From the site you cite:

http://www.cookiecentral.com/faq/#1.2


According to an article written by Paul Bonner for Builder.Com on 11/18/1997:

"Lou Montulli, currently the protocols manager in Netscape's client product division, wrote the cookies specification for Navigator 1.0, the first browser to use the technology. Montulli says there's nothing particularly amusing about the origin of the name: 'A cookie is a well-known computer science term that is used when describing an opaque piece of data held by an intermediary. The term fits the usage precisely; it's just not a well-known term outside of computer science circles.'"


Opaque refers to the fact that the data could be anything and you're not even sure of the format.


Browsers are 'stateless,' meaning they don't remember things.

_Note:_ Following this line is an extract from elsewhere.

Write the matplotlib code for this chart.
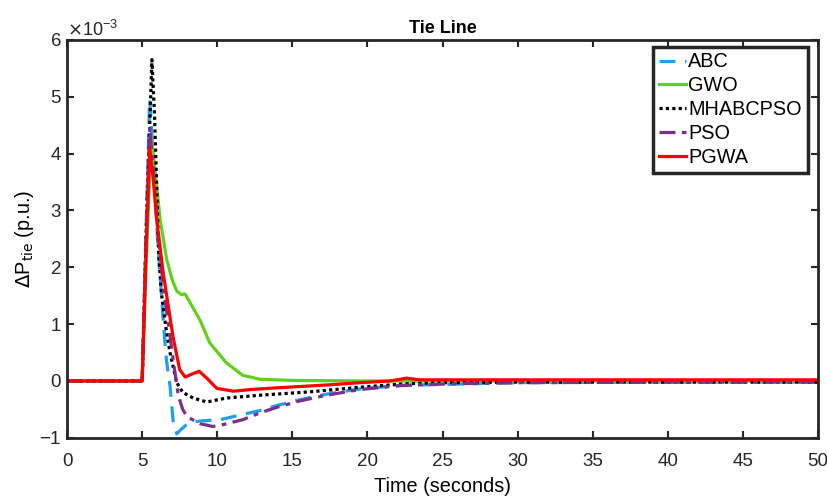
import numpy as np
import matplotlib.pyplot as plt
from matplotlib.ticker import ScalarFormatter

plt.rcParams['font.family'] = ['Liberation Sans', 'DejaVu Sans']
plt.rcParams['axes.unicode_minus'] = False

# values, in units of 1e-3 p.u.
abc_t = [0, 5.0, 5.25, 5.5, 5.75, 6.0, 6.4, 6.6, 6.86, 7.06, 7.3, 7.55, 8.0,
         8.4, 9.0, 10.2, 11.5, 12.85, 14, 15.5, 17.3, 19.5, 22.2, 25, 30,
         40, 50]
abc_v = [0, 0, 2.6, 4.95, 3.9, 2.6, 1.07, 0.4, -0.1, -0.7, -0.93, -0.86,
         -0.76, -0.72, -0.7, -0.68, -0.6, -0.52, -0.43, -0.33, -0.23, -0.14,
         -0.08, -0.06, -0.03, -0.02, -0.02]

gwo_t = [0, 5.0, 5.3, 5.6, 5.9, 6.2, 6.64, 7.0, 7.3, 7.6, 7.86, 8.1, 8.85,
         9.5, 10.6, 11.7, 12.85, 15, 20, 50]
gwo_v = [0, 0, 2.3, 4.3, 3.6, 2.83, 2.13, 1.78, 1.58, 1.52, 1.53, 1.42,
         1.07, 0.67, 0.32, 0.1, 0.03, 0.01, 0.0, 0.0]

mh_t = [0, 5.0, 5.3, 5.65, 5.82, 5.97, 6.1, 6.3, 6.6, 6.86, 7.3, 7.7, 8.4,
        9.3, 10.6, 12.85, 16.2, 19.5, 22.5, 25, 30, 50]
mh_v = [0, 0, 2.9, 5.65, 4.7, 3.4, 2.2, 1.5, 0.9, 0.49, -0.03, -0.2, -0.3,
        -0.37, -0.3, -0.25, -0.19, -0.11, -0.05, -0.03, -0.02, -0.02]

pso_t = [0, 5.0, 5.25, 5.5, 5.75, 6.0, 6.4, 6.8, 7.1, 7.4, 7.7, 8.0, 8.85,
         9.7, 10.5, 11.7, 12.85, 14, 15.5, 17.3, 19.5, 22.2, 25.5, 30, 40,
         50]
pso_v = [0, 0, 2.4, 4.47, 3.7, 2.8, 1.65, 0.9, 0.3, -0.25, -0.5, -0.63,
         -0.75, -0.8, -0.76, -0.68, -0.56, -0.46, -0.35, -0.25, -0.15, -0.08,
         -0.05, -0.03, -0.02, -0.02]

pgwa_t = [0, 5.0, 5.25, 5.5, 5.75, 5.97, 6.4, 7.06, 7.5, 7.86, 8.3, 8.8,
          9.3, 9.97, 11.1, 12.2, 14, 17.3, 19.5, 21.5, 22.6, 23.5, 30, 50]
pgwa_v = [0, 0, 2.2, 4.1, 3.5, 2.83, 1.9, 0.77, 0.2, 0.07, 0.12, 0.17,
          0.05, -0.13, -0.18, -0.15, -0.12, -0.07, -0.03, 0.0, 0.05, 0.02,
          0.02, 0.02]

fig = plt.figure(figsize=(8.28, 4.97), dpi=100)
ax = fig.add_axes([0.081, 0.119, 0.907, 0.801])

sc = 1e-3
lw = 2.3
ax.plot(abc_t, np.array(abc_v) * sc, color='#1E9FF0', lw=lw,
        ls=(0, (5, 3)), label='ABC')
ax.plot(gwo_t, np.array(gwo_v) * sc, color='#62D01C', lw=lw, label='GWO')
ax.plot(mh_t, np.array(mh_v) * sc, color='black', lw=lw, ls=(0, (1, 1)),
        label='MHABCPSO')
ax.plot(pso_t, np.array(pso_v) * sc, color='#7E2F8E', lw=lw,
        ls=(0, (5, 2, 1.5, 2)), label='PSO')
ax.plot(pgwa_t, np.array(pgwa_v) * sc, color='#FF0000', lw=lw, label='PGWA')

ax.set_xlim(0, 50)
ax.set_ylim(-1e-3, 6e-3)
ax.set_xticks(np.arange(0, 51, 5))
ax.set_yticks(np.arange(-1, 7) * 1e-3)

fmt = ScalarFormatter(useMathText=True)
fmt.set_powerlimits((-2, 2))
ax.yaxis.set_major_formatter(fmt)
ax.yaxis.get_offset_text().set_fontsize(13)
ax.yaxis.get_offset_text().set_color('#262626')

for s in ax.spines.values():
    s.set_linewidth(2)
    s.set_color('#262626')
ax.tick_params(direction='in', top=True, right=True, length=5, width=1.5,
               labelsize=13.5, colors='#262626', pad=4)
ax.tick_params(axis='x', pad=11)

ax.set_title('Tie Line', fontsize=13, fontweight='bold', pad=5)
ax.set_xlabel('Time (seconds)', fontsize=14.3, labelpad=5)
ax.set_ylabel(r'$\Delta$P$_{\mathrm{tie}}$ (p.u.)', fontsize=14.3, labelpad=2)

leg = ax.legend(loc='upper right', bbox_to_anchor=(0.986, 0.983),
                borderaxespad=0, fancybox=False, fontsize=14.3,
                handlelength=1.35, handletextpad=0.1, labelspacing=0.25,
                borderpad=0.3)
leg.get_frame().set_edgecolor('#262626')
leg.get_frame().set_linewidth(2.5)
leg.get_frame().set_alpha(1)

plt.savefig('out.png', dpi=100)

Cookies solve this problem (and create others). http://comp20.eecs.tufts.edu/g/20/notes/cgi_mult.php3 explains this in shorthand form.


For general usage, check out http://www.tuxedo.org/~esr/jargon/html/entry/cookie.html

http://www.tuxedo.org/~esr/jargon/html/entry/magic-cookie.html

Here's an example of how cookie is used on the net outside of the web
http://playground.sun.com/pub/nfsv4/nfsv4-wg-archive/1997/0188.html


(While I've done a minimal amount of web programming, I have never used cookies and I don't claim to have any special insight into their usage. However, the theory seems simple enough.)